When you’re brand new to being a caregiver, there’s so much that you don’t know yet and that you haven’t experienced. There’s so much to consider, in fact, that you might not realize fully what you’re getting into.
Here are just a few of the things you need to consider when becoming a caregiver.
If Anyone Else Requires Your Attention, Too
No one exists in a bubble. There are likely other people, maybe even a couple of pets, who need your time and attention. If you have a job, your boss probably wants a bit of your time, too. All of these aspects of your life need to be weighed against what your elderly family member needs from you in the form of care. If you’re going to be spread very thin from the beginning, you need to know now.
What Time You Can Devote to Caregiving
Once you have an idea what your obligations are, it’s time to break that information out in terms of time. Just how much time can you devote to caregiving? If your bits and pieces of available time are only something you can grab here and there, you need to know that. On the other hand, if you work a flexible job that allows you to have big chunks of free time, that’s helpful to think about, too.

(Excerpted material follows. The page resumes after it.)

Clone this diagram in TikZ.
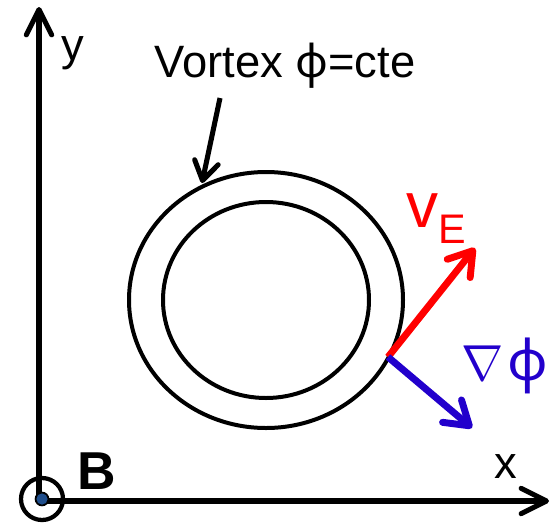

Whether Other Family Members Can Help
Do you have other family members in the area? If you do, it might be time to find out if they can help or not. Your senior may not have wanted to ask those family members, so that’s something to consider, too. But you can’t do it all alone and that’s important for you to understand from the very outset. It might be worth it to learn about what home care providers can do for you now and in the future so that you’re not in a position where you need help but don’t have it.
Your Own Boundaries and Limitations
If you have health problems or you know that you require a great deal of time for yourself, you need to think about that right now. That’s definitely going to factor in to your experience as a caregiver. You also need to know about your other limitations. Do needles freak you out and your senior needs help with insulin shots? That is something you need to either work through or find a solution for now, rather than later.
You need to know what you’re getting into when you agree to be your senior’s caregiver. Gathering as much information as you can helps you to do that. Don’t be afraid to ask questions, because those can help you and your elderly family member get a plan together.